Paul Goble
Staunton, July 22 – The predominantly ethnic Russian regions around Moscow are generally discussed as a group, one in which they share common demographic and economic problems. But last week, Anatoly Nesmiyan, who blogs under the screen name El Murid, made a 5,000-kilometer road trip through them and found an amazing diversity.
Viewed from his car, the blogger says, three of the federal subjects, non-Russian Tatarstan, and predominantly ethnic Russian Samara Oblast and Krasnodar Kray, looked good. Their roads were generally in good repair and facilities along them provided the services one needed (t.me/anatoly_nesmiyan/19598 and kasparov.ru/material.php?id=669DFCED9EDE6).

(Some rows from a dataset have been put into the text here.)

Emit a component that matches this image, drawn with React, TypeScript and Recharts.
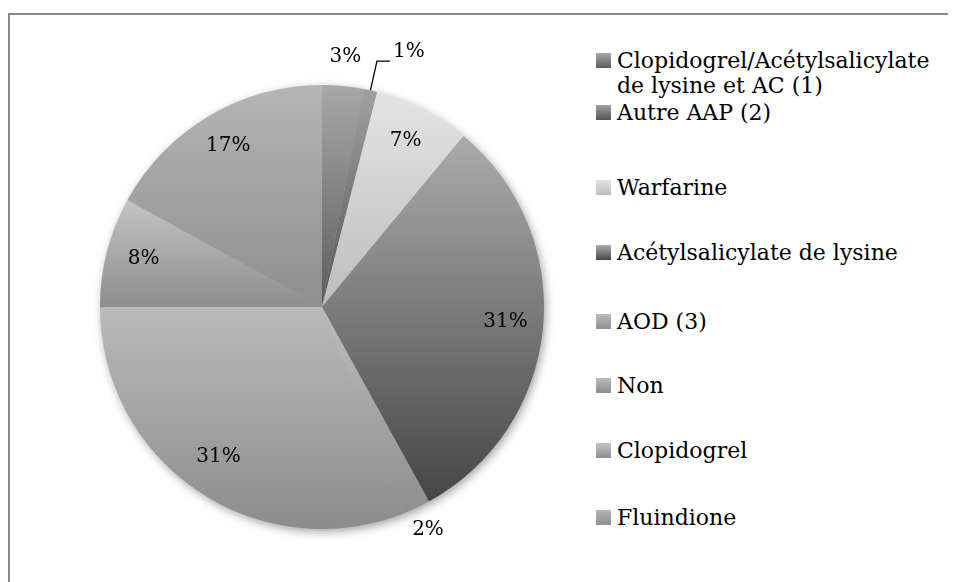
import React from 'react';
import { PieChart, Pie, Cell, Legend } from 'recharts';

const categories = [
  'Clopidogrel/Acétylsalicylate de lysine et AC (1)',
  'Autre AAP (2)',
  'Warfarine',
  'Acétylsalicylate de lysine',
  'AOD (3)',
  'Non',
  'Clopidogrel',
  'Fluindione',
];
const values = [3, 1, 7, 31, 2, 31, 8, 17];

const data = categories.map((name, i) => ({ name, value: values[i] }));

const gradTop = ['#a8a8a8', '#a0a0a0', '#e4e4e4', '#ababab', '#bdbdbd', '#bababa', '#c4c4c4', '#b5b5b5'];
const gradBottom = ['#5c5c5c', '#555555', '#bdbdbd', '#464646', '#8e8e8e', '#8c8c8c', '#8d8d8d', '#8e8e8e'];

const FONT = '"DejaVu Serif", serif';
const RAD = Math.PI / 180;

const renderLabel = (props: any) => {
  const { cx, cy, midAngle, outerRadius, percent } = props;
  const text = `${Math.round(percent * 100)}%`;
  const cos = Math.cos(-midAngle * RAD);
  const sin = Math.sin(-midAngle * RAD);
  if (percent < 0.015) {
    const sx = cx + outerRadius * cos;
    const sy = cy + outerRadius * sin;
    const ex = cx + (outerRadius + 30) * cos;
    const ey = cy + (outerRadius + 30) * sin;
    return (
      <g>
        <polyline points={`${sx},${sy} ${ex},${ey} ${ex + 13},${ey}`} stroke="#000" strokeWidth={1.3} fill="none" />
        <text x={ex + 16} y={ey - 11} textAnchor="start" dominantBaseline="central" fill="#000" fontFamily={FONT} fontSize={20}>
          {text}
        </text>
      </g>
    );
  }
  const r = percent < 0.04 ? outerRadius + 27 : outerRadius * 0.83;
  const x = cx + r * cos;
  const y = cy + r * sin - 4;
  return (
    <text x={x} y={y} textAnchor="middle" dominantBaseline="central" fill="#000" fontFamily={FONT} fontSize={20}>
      {text}
    </text>
  );
};

const legendGaps = [0, 2, 50, 40, 44, 39, 40, 42];

const renderLegend = (props: any) => {
  const payload = (props.payload || [])
    .filter((p: any) => p.type !== 'none' && categories.indexOf(p.value) >= 0)
    .slice()
    .sort((a: any, b: any) => categories.indexOf(a.value) - categories.indexOf(b.value));
  return (
    <div style={{ fontFamily: FONT, fontSize: 22, lineHeight: '25px', color: '#000' }}>
      {payload.map((entry: any, i: number) => {
        const idx = categories.indexOf(entry.value);
        return (
          <div key={idx} style={{ display: 'flex', alignItems: 'flex-start', marginTop: legendGaps[i] }}>
            <svg width={15} height={15} style={{ marginTop: 5, marginRight: 6, flex: 'none' }}>
              <rect x={0} y={0} width={15} height={15} fill={`url(#lg${idx})`} />
            </svg>
            <div style={{ width: 322 }}>{entry.value}</div>
          </div>
        );
      })}
    </div>
  );
};

export default function App() {
  return (
    <div style={{ position: 'relative', width: 948, height: 574 }}>
      <style>{`.pie-shadow { filter: blur(3px); }`}</style>
      <div
        style={{
          position: 'absolute',
          left: 0,
          top: 5,
          width: 948,
          height: 569,
          borderTop: '2px solid #888888',
          borderLeft: '2px solid #888888',
          boxSizing: 'border-box',
        }}
      />
      <svg width={0} height={0} style={{ position: 'absolute' }}>
        <defs>
          {gradTop.map((c, i) => (
            <linearGradient key={i} id={`lg${i}`} x1="0" y1="0" x2="0" y2="1">
              <stop offset="0%" stopColor={c} />
              <stop offset="100%" stopColor={gradBottom[i]} />
            </linearGradient>
          ))}
        </defs>
      </svg>
      <PieChart width={948} height={574} style={{ position: 'absolute', left: 0, top: 0 }}>
        <defs>
          {gradTop.map((c, i) => (
            <linearGradient key={i} id={`g${i}`} x1="0" y1="0" x2="0" y2="1">
              <stop offset="0%" stopColor={c} />
              <stop offset="100%" stopColor={gradBottom[i]} />
            </linearGradient>
          ))}
        </defs>
        <Pie
          className="pie-shadow"
          data={data}
          dataKey="value"
          nameKey="name"
          cx={311}
          cy={297}
          outerRadius={222}
          startAngle={90}
          endAngle={-270}
          stroke="none"
          fill="rgba(0,0,0,0.35)"
          legendType="none"
          isAnimationActive={false}
          label={false}
          labelLine={false}
        />
        <Pie
          data={data}
          dataKey="value"
          nameKey="name"
          cx={309}
          cy={294}
          outerRadius={222}
          startAngle={90}
          endAngle={-270}
          stroke="none"
          isAnimationActive={false}
          label={renderLabel}
          labelLine={false}
        >
          {data.map((_, i) => (
            <Cell key={i} fill={`url(#g${i})`} />
          ))}
        </Pie>
        <Legend
          layout="vertical"
          align="right"
          verticalAlign="top"
          itemSorter={null as any}
          content={renderLegend}
          wrapperStyle={{ position: 'absolute', left: 588, top: 40, width: 360 }}
        />
      </PieChart>
    </div>
  );
}
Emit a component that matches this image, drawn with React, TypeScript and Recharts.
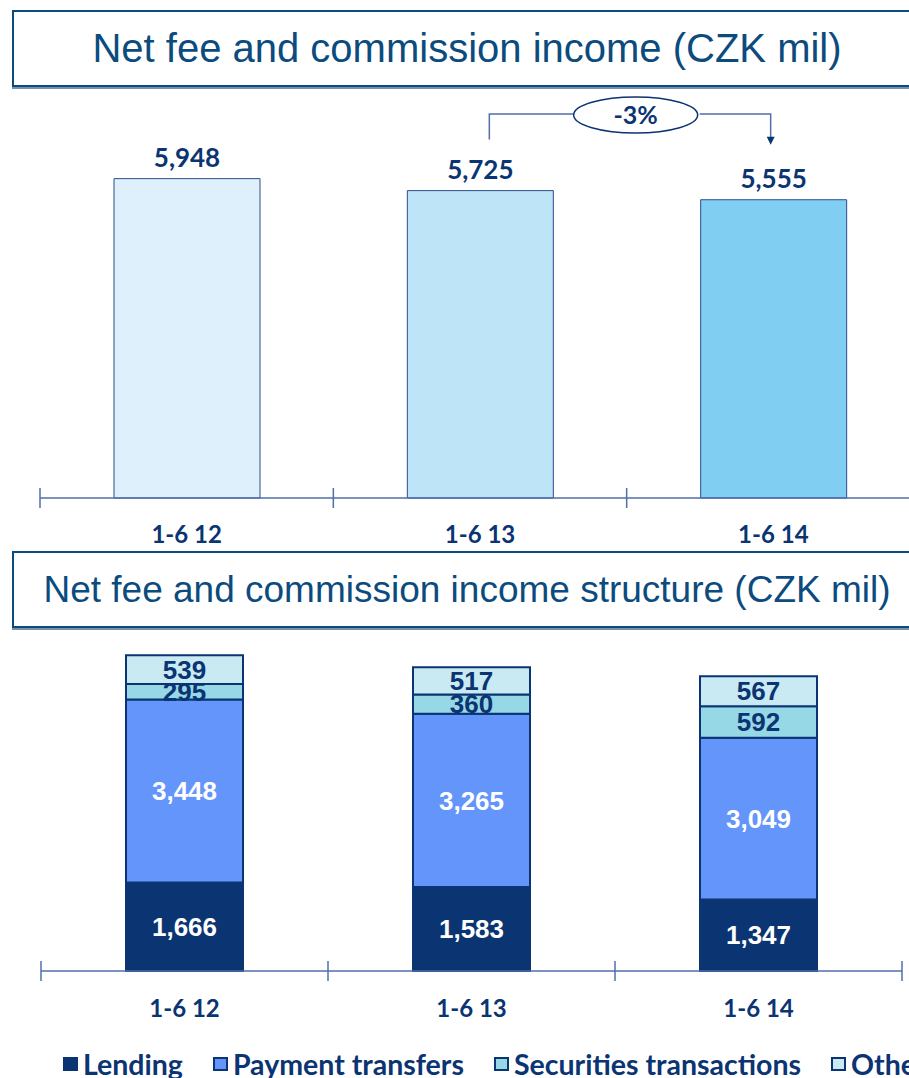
import React from 'react';
import { BarChart, Bar, XAxis, YAxis, Cell, LabelList } from 'recharts';

const categories = ['1-6 12', '1-6 13', '1-6 14'];
const totalIncome = [5948, 5725, 5555];
const lending = [1666, 1583, 1347];
const paymentTransfers = [3448, 3265, 3049];
const securities = [295, 360, 592];
const other = [539, 517, 567];
const changeLabel = '-3%';

const seriesNames = ['Lending', 'Payment transfers', 'Securities transactions', 'Other'];
const seriesKeys = ['lending', 'payment', 'securities', 'other'];
const seriesFills = ['#0B3473', '#6495FA', '#97D8E6', '#C9EAF2'];
const seriesLabelColors = ['#FFFFFF', '#FFFFFF', '#0B3473', '#0B3473'];
const totalFills = ['#DEF0FB', '#BEE4F8', '#80CFF3'];

const NAVY = '#0B3473';
const TITLE_BLUE = '#0C4B7E';
const AXIS = '#4F6FA8';

const topData = categories.map((name, i) => ({ name, total: totalIncome[i] }));
const structureData = categories.map((name, i) => ({
  name,
  lending: lending[i],
  payment: paymentTransfers[i],
  securities: securities[i],
  other: other[i],
}));

const fmt = (v: number) => v.toLocaleString('en-US');

const TOP_W = 930;
const TOP_MARGIN = { top: 149, right: 10, bottom: 0, left: 40 };
const BOT_W = 930;
const BOT_MARGIN = { top: 66, right: 28, bottom: 0, left: 41 };

const makeTick = (step: number, count: number, labelDy: number) => (props: any) => {
  const { x, y, payload, index } = props;
  return (
    <g>
      <line x1={x - step / 2} x2={x - step / 2} y1={y - 10} y2={y + 10} stroke={AXIS} strokeWidth={1.5} />
      {index === count - 1 && (
        <line x1={x + step / 2} x2={x + step / 2} y1={y - 10} y2={y + 10} stroke={AXIS} strokeWidth={1.5} />
      )}
      <text x={x} y={y + labelDy} textAnchor="middle" fill={NAVY} fontSize={24} fontWeight={700} fontFamily="Lato">
        {payload.value}
      </text>
    </g>
  );
};

const ANNOT_Y = 114;

const TopValueLabel = (props: any) => {
  const { x, y, width, value, index } = props;
  const cx = x + width / 2;
  return (
    <g>
      <text x={cx} y={y - 12} textAnchor="middle" fill={NAVY} fontSize={26} fontWeight={700} fontFamily="Lato">
        {fmt(value)}
      </text>
      {index === 1 && (
        <polyline
          points={`${cx + 9},${y - 51} ${cx + 9},${ANNOT_Y} ${cx + 95},${ANNOT_Y}`}
          fill="none"
          stroke={AXIS}
          strokeWidth={1.5}
        />
      )}
      {index === 2 && (
        <g>
          <polyline
            points={`${cx - 74},${ANNOT_Y} ${cx - 3},${ANNOT_Y} ${cx - 3},${y - 62}`}
            fill="none"
            stroke={AXIS}
            strokeWidth={1.5}
          />
          <path d={`M${cx - 7},${y - 63} L${cx + 1},${y - 63} L${cx - 3},${y - 55} Z`} fill={NAVY} />
          <ellipse cx={cx - 138} cy={ANNOT_Y + 1} rx={62} ry={18} fill="#fff" stroke={NAVY} strokeWidth={1.5} />
          <text x={cx - 138} y={ANNOT_Y + 10} textAnchor="middle" fill={NAVY} fontSize={25} fontWeight={700} fontFamily="Lato">
            {changeLabel}
          </text>
        </g>
      )}
    </g>
  );
};

const titleStyle = (top: number, fontSize: number): React.CSSProperties => ({
  position: 'absolute',
  left: 12,
  top,
  width: 906,
  height: 73,
  border: `2px solid ${TITLE_BLUE}`,
  boxShadow: '0 2px 0 #7a8fa8',
  display: 'flex',
  alignItems: 'center',
  justifyContent: 'center',
  color: TITLE_BLUE,
  fontFamily: '"Liberation Sans", Arial, sans-serif',
  fontSize,
  whiteSpace: 'nowrap',
  boxSizing: 'content-box',
});

export default function App() {
  const topStep = (TOP_W - TOP_MARGIN.left - TOP_MARGIN.right) / categories.length;
  const botStep = (BOT_W - BOT_MARGIN.left - BOT_MARGIN.right) / categories.length;
  return (
    <div style={{ position: 'absolute', left: 0, top: 0, width: 909, height: 1078, overflow: 'hidden', background: '#fff' }}>
      <div style={titleStyle(10, 40)}>Net fee and commission income (CZK mil)</div>
      <div style={{ position: 'absolute', left: 0, top: 0 }}>
        <BarChart width={TOP_W} height={560} data={topData} margin={TOP_MARGIN}>
          <YAxis hide domain={[0, 6500]} />
          <XAxis
            dataKey="name"
            height={62}
            axisLine={{ stroke: AXIS, strokeWidth: 1.5 }}
            tickLine={false}
            tickSize={0}
            tickMargin={0}
            interval={0}
            tick={makeTick(topStep, categories.length, 45)}
          />
          <Bar dataKey="total" barSize={146} stroke="#2B4C8C" strokeWidth={1} isAnimationActive={false}>
            {topData.map((_, i) => (
              <Cell key={i} fill={totalFills[i]} />
            ))}
            <LabelList dataKey="total" content={TopValueLabel} />
          </Bar>
        </BarChart>
      </div>

      <div style={titleStyle(551, 37)}>Net fee and commission income structure (CZK mil)</div>
      <div style={{ position: 'absolute', left: 0, top: 560 }}>
        <BarChart width={BOT_W} height={518} data={structureData} margin={BOT_MARGIN}>
          <YAxis hide domain={[0, 6500]} />
          <XAxis
            dataKey="name"
            height={107}
            axisLine={{ stroke: AXIS, strokeWidth: 1.5 }}
            tickLine={false}
            tickSize={0}
            tickMargin={0}
            interval={0}
            tick={makeTick(botStep, categories.length, 46)}
          />
          {seriesKeys.map((key, i) => (
            <Bar
              key={key}
              dataKey={key}
              stackId="a"
              barSize={117}
              fill={seriesFills[i]}
              stroke={NAVY}
              strokeWidth={2}
              isAnimationActive={false}
            >
              <LabelList
                dataKey={key}
                position="center"
                formatter={(v: any) => fmt(v)}
                fill={seriesLabelColors[i]}
                fontSize={26}
                fontWeight={700}
                fontFamily='"Liberation Sans", Arial, sans-serif'
              />
            </Bar>
          ))}
        </BarChart>
      </div>

      <div
        style={{
          position: 'absolute',
          left: 63,
          top: 1050,
          height: 28,
          lineHeight: '28px',
          display: 'flex',
          alignItems: 'center',
          whiteSpace: 'nowrap',
          fontFamily: 'Lato',
          fontWeight: 700,
          fontSize: 28.5,
          color: NAVY,
        }}
      >
        {seriesNames.map((name, i) => (
          <div key={name} style={{ display: 'flex', alignItems: 'center', marginRight: 30 }}>
            <span
              style={{
                display: 'inline-block',
                width: 11,
                height: 10,
                background: seriesFills[i],
                border: `2px solid ${NAVY}`,
                marginRight: 5,
              }}
            />
            {name}
          </div>
        ))}
      </div>
    </div>
  );
}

At the other extreme was another predominantly ethnic Russian region, Voronezh Oblast, El Murid said, a place that looked as if it has already been bombed, as the Russian anecdote has it. Its roads if one can call them that are a disgrace and the services along them are sparse and of poor quality. Other regions El Murid visited were in between.
The blogger noted that there was no difference in the condition between paid highways and free public highways. Bringing all the roads and the services up to them is a task of 20 to 30 years; but it will never be carried out by leaders who are distracted by “nonsense like ‘we can repeat.’”
El Murid’s point is that the leaders of the country should be focusing on those issues rather than on their aggressive plans abroad, but his road trip report is also a sign that oblasts and krays often lumped together are in fact very different from one another, the result of a variety of factors that deserve to be the object of attention.